= TASK DIRECTIONS =
Leave out the pictures and set down exactly the lines from the start of the listing through the one with "s.set_visible(False)", both included.

= SOURCE MATERIAL =
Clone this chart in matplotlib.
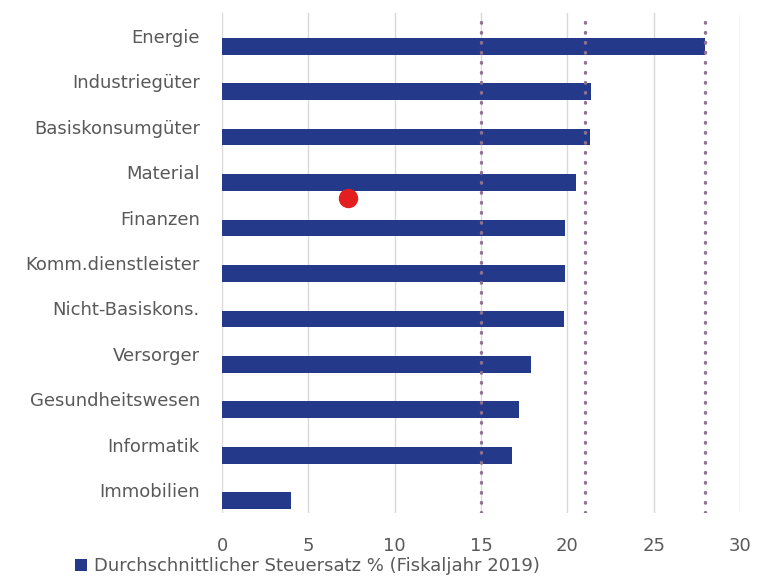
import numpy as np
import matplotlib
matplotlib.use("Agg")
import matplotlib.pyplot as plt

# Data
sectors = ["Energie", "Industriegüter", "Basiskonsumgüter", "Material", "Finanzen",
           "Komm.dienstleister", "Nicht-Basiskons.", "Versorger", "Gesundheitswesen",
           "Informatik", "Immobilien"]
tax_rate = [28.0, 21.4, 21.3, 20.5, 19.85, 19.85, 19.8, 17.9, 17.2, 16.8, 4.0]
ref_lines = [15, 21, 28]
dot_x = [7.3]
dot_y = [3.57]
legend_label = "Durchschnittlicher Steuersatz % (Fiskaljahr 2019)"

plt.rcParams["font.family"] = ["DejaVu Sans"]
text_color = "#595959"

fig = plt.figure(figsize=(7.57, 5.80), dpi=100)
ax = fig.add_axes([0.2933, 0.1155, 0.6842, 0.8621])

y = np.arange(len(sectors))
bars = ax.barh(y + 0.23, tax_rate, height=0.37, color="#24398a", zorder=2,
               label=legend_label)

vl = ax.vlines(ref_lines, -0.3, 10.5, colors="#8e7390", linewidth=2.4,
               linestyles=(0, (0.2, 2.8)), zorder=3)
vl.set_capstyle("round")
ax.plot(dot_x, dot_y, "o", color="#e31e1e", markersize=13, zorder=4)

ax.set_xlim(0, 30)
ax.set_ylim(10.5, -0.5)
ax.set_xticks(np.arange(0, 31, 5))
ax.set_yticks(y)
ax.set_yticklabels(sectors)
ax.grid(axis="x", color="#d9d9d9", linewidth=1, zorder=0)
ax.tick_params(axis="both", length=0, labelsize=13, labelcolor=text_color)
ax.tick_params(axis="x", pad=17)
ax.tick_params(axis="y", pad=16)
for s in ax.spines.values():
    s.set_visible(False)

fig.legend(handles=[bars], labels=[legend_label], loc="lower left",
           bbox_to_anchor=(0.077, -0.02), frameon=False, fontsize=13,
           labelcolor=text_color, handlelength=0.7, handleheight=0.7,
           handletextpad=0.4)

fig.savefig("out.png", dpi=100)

= EXERCISE ANSWER =
Clone this chart in matplotlib.
import numpy as np
import matplotlib
matplotlib.use("Agg")
import matplotlib.pyplot as plt

# Data
sectors = ["Energie", "Industriegüter", "Basiskonsumgüter", "Material", "Finanzen",
           "Komm.dienstleister", "Nicht-Basiskons.", "Versorger", "Gesundheitswesen",
           "Informatik", "Immobilien"]
tax_rate = [28.0, 21.4, 21.3, 20.5, 19.85, 19.85, 19.8, 17.9, 17.2, 16.8, 4.0]
ref_lines = [15, 21, 28]
dot_x = [7.3]
dot_y = [3.57]
legend_label = "Durchschnittlicher Steuersatz % (Fiskaljahr 2019)"

plt.rcParams["font.family"] = ["DejaVu Sans"]
text_color = "#595959"

fig = plt.figure(figsize=(7.57, 5.80), dpi=100)
ax = fig.add_axes([0.2933, 0.1155, 0.6842, 0.8621])

y = np.arange(len(sectors))
bars = ax.barh(y + 0.23, tax_rate, height=0.37, color="#24398a", zorder=2,
               label=legend_label)

vl = ax.vlines(ref_lines, -0.3, 10.5, colors="#8e7390", linewidth=2.4,
               linestyles=(0, (0.2, 2.8)), zorder=3)
vl.set_capstyle("round")
ax.plot(dot_x, dot_y, "o", color="#e31e1e", markersize=13, zorder=4)

ax.set_xlim(0, 30)
ax.set_ylim(10.5, -0.5)
ax.set_xticks(np.arange(0, 31, 5))
ax.set_yticks(y)
ax.set_yticklabels(sectors)
ax.grid(axis="x", color="#d9d9d9", linewidth=1, zorder=0)
ax.tick_params(axis="both", length=0, labelsize=13, labelcolor=text_color)
ax.tick_params(axis="x", pad=17)
ax.tick_params(axis="y", pad=16)
for s in ax.spines.values():
    s.set_visible(False)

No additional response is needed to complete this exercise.